Geometrical characteristics of random countable zonotopes

M. A. Kukushkin

Saint Petersburg State University

Abstract: This note studies random countable zonotopes in $\mathbb{R}^d$, i.e., objects of the form $Z_\alpha = \bigoplus_{k=1}^{\infty}\Gamma_k^{-\frac{1}{\alpha}}[0,\varepsilon_k], 0 < \alpha < 1$, where $\Gamma_k=\sum_{j=1}^{k}\tau_j$, $\{\tau_j, j\ge 1\}$ are i.i.d. random variables with a common standard exponential distribution, and $\{ \varepsilon_j, j\ge 1\}$ are i.i.d. random vectors with a common distribution $\sigma$ concentrated on the unit sphere $S^{d-1}\subset \mathbb{R}^d$. The sequences $\{\tau_j\}$ and $\{\varepsilon_j\}$ are assumed to be independent.
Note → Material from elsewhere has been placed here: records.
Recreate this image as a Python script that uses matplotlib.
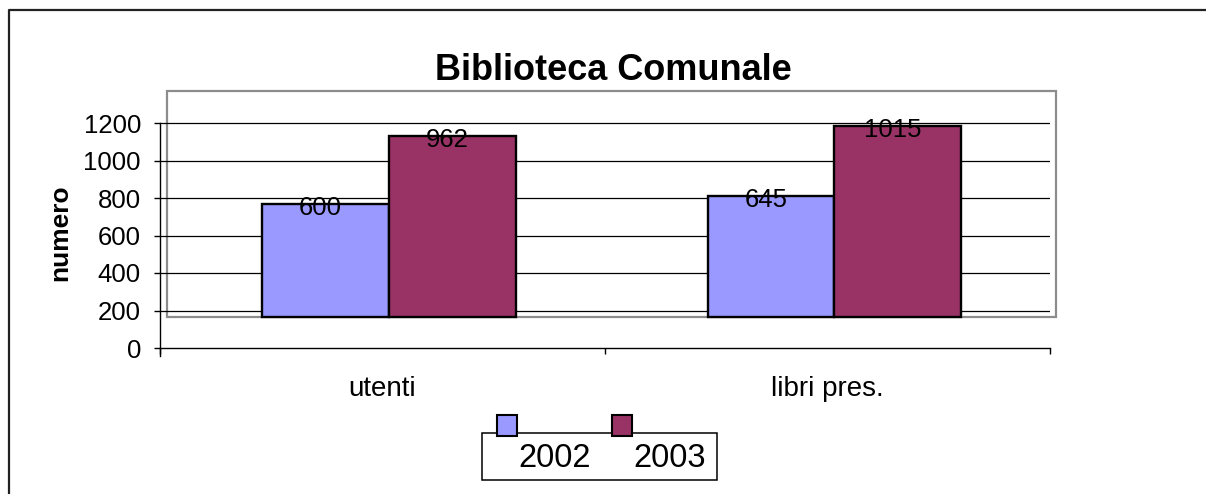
"""Biblioteca Comunale - Excel style pseudo-3D clustered bar chart."""

import matplotlib
matplotlib.use("Agg")
import matplotlib.pyplot as plt
from matplotlib.patches import Rectangle
from matplotlib.lines import Line2D
import numpy as np

# data
categories = ["utenti", "libri pres."]
years = ["2002", "2003"]
values_2002 = [600, 645]
values_2003 = [962, 1015]
y_ticks = [0, 200, 400, 600, 800, 1000, 1200]
colors = ["#9999FF", "#993366"]

W, H = 1206, 494
plt.rcParams["font.family"] = ["Liberation Sans", "DejaVu Sans"]


def px(x, y):
    """pixel coords (top-left origin) -> figure fraction"""
    return x / W, 1 - y / H


fig = plt.figure(figsize=(W / 100, H / 100), dpi=100)

# outer chart frame (only top and left edges visible)
fig.add_artist(Line2D([px(8.5, 0)[0], px(8.5, 0)[0], 1.0],
                      [0.0, px(0, 10.5)[1], px(0, 10.5)[1]],
                      transform=fig.transFigure, color="#222222", lw=1.6))

# axes: front floor from x=160..1050, y=0 at 348px, top of wall at 91px
y0_px, ytop_px = 348, 91
px_per_unit = 37.5 / 200
ymax = (y0_px - ytop_px) / px_per_unit
ax = fig.add_axes([160 / W, 1 - y0_px / H, 890 / W, (y0_px - ytop_px) / H])
ax.set_xlim(0, 2)
ax.set_ylim(0, ymax)
ax.patch.set_alpha(0)

# depth offset of the back wall (pseudo 3D)
depth_dx = 6.5 / 445
depth_dy = 167

# back wall border
ax.add_patch(Rectangle((7 / 445, depth_dy), 2.0135 - 7 / 445, ymax - depth_dy,
                       fill=False, edgecolor="#8c8c8c", lw=1.6, zorder=1, clip_on=False))

# gridlines
for t in y_ticks[1:]:
    ax.axhline(t, xmin=0, xmax=1, color="black", lw=0.9, zorder=2)

# bars
x = np.arange(len(categories)) + 0.5
bar_w = 126.5 / 445
for i, (vals, col) in enumerate(zip([values_2002, values_2003], colors)):
    xs = x + depth_dx + (i - 0.5) * bar_w
    ax.bar(xs, vals, width=bar_w, bottom=depth_dy, color=col,
           edgecolor="black", lw=1.7, zorder=3)
    for xi, v in zip(xs, vals):
        ax.annotate(str(v), (xi, depth_dy + v), xytext=(-3.6, -2.9),
                    textcoords="offset points", ha="center", va="center",
                    fontsize=18.5, zorder=4)

# spines / ticks
for s in ("top", "right"):
    ax.spines[s].set_visible(False)
ax.spines["left"].set_bounds(-43, 1200)
ax.spines["left"].set_linewidth(1.0)
ax.spines["bottom"].set_linewidth(1.0)
ax.set_yticks(y_ticks)
ax.set_yticklabels([str(t) for t in y_ticks])
ax.tick_params(axis="y", direction="out", length=4.3, width=1.0, pad=9.4, labelsize=18.5)
ax.set_xticks([0, 1, 2])
ax.set_xticklabels([])
ax.tick_params(axis="x", which="major", direction="out", length=4.3, width=1.0)
ax.set_xticks(x, minor=True)
ax.set_xticklabels(categories, minor=True)
ax.tick_params(axis="x", which="minor", length=0, pad=20, labelsize=20)

# titles
fig.text(*px(613, 80), "Biblioteca Comunale", ha="center", va="baseline",
         fontsize=26, fontweight="bold")
fig.text(*px(60, 233), "numero", ha="center", va="center", rotation=90,
         fontsize=19, fontweight="bold")

# legend (markers sit above the box, as in the original)
lx0, ly0, lx1, ly1 = 481.5, 432.5, 717, 479.5
fig.add_artist(Rectangle(px(lx0, ly1), (lx1 - lx0) / W, (ly1 - ly0) / H,
                         transform=fig.transFigure, facecolor="white",
                         edgecolor="black", lw=1.1, zorder=5))
marker_x = [497, 612]
text_x = [518, 633]
for mx, tx, col, lab in zip(marker_x, text_x, colors, years):
    fig.add_artist(Rectangle(px(mx, 436), 20 / W, 21 / H, transform=fig.transFigure,
                             facecolor=col, edgecolor="black", lw=1.5, zorder=6))
    fig.text(*px(tx, 467), lab, ha="left", va="baseline", fontsize=23.5, zorder=7)

fig.savefig("out.png", dpi=100)
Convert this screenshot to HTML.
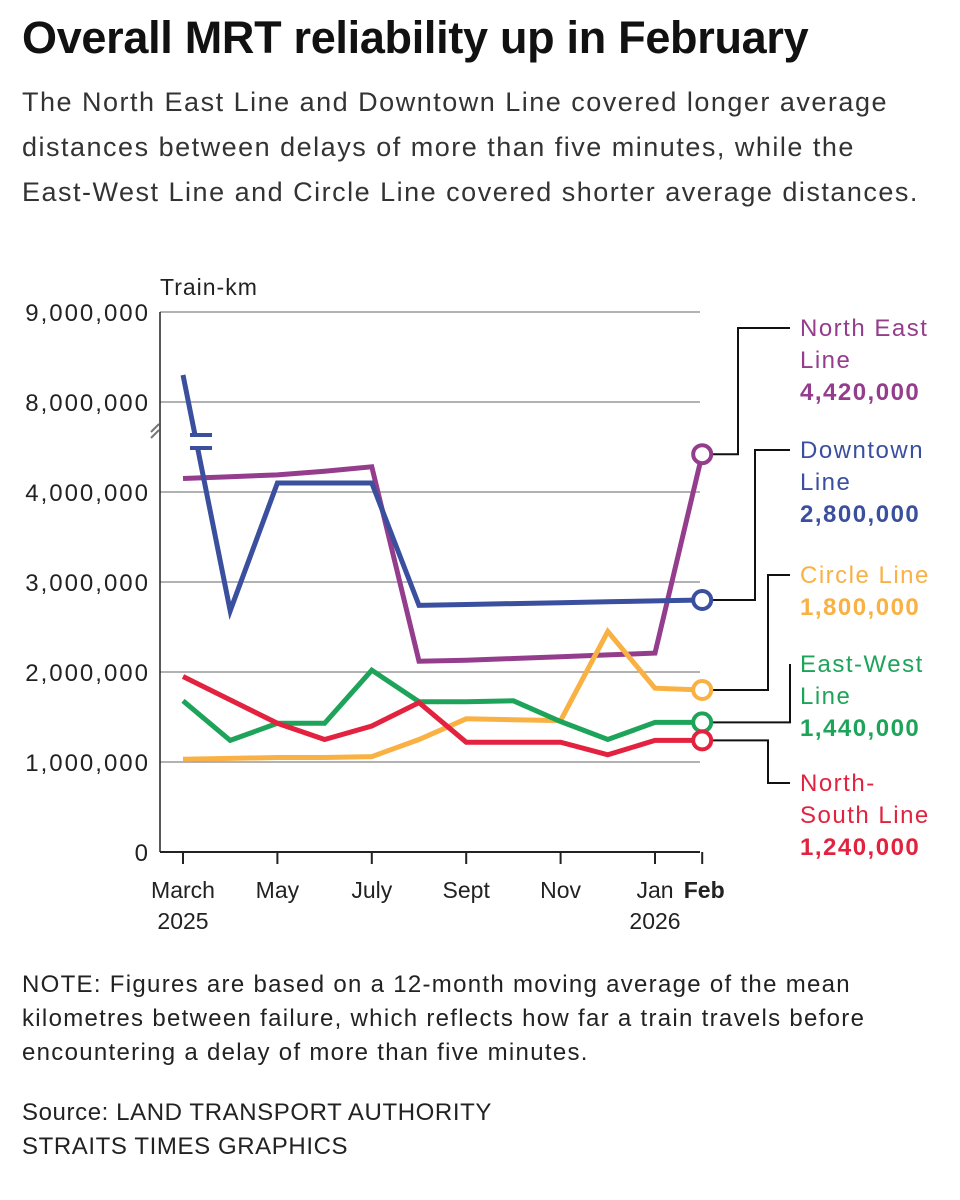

The boundary of such a centrally symmetric body, $\partial Z_\alpha$, has a non-trivial Cantor-like structure. Of interest is the estimation of the Hausdorff dimension of the set of its extreme points, $\dim_H(\mathrm{ext}\,{Z_\alpha})$. For dimension $d=2$, upper and lower bounds were obtained in Davydov and Paulauskas (2019). However, for $d=3$ and in higher dimensions, the question of both the lower and the upper bound remained open. Below, we state and prove a new result concerning the upper bound in an arbitrary dimension. Namely, we claim that the inequality $\dim_H(\mathrm{ext}\,{Z_\alpha}) \le \alpha + d - 2$ holds almost surely for any $d \ge 2$ and $0 < \alpha < 1$.

Key words and phrases: stable random variables, zonotopes, random countable zonotopes, abstract cones, Hausdorff dimension, extreme points.

UDC: 519.2

Received: 14.10.2025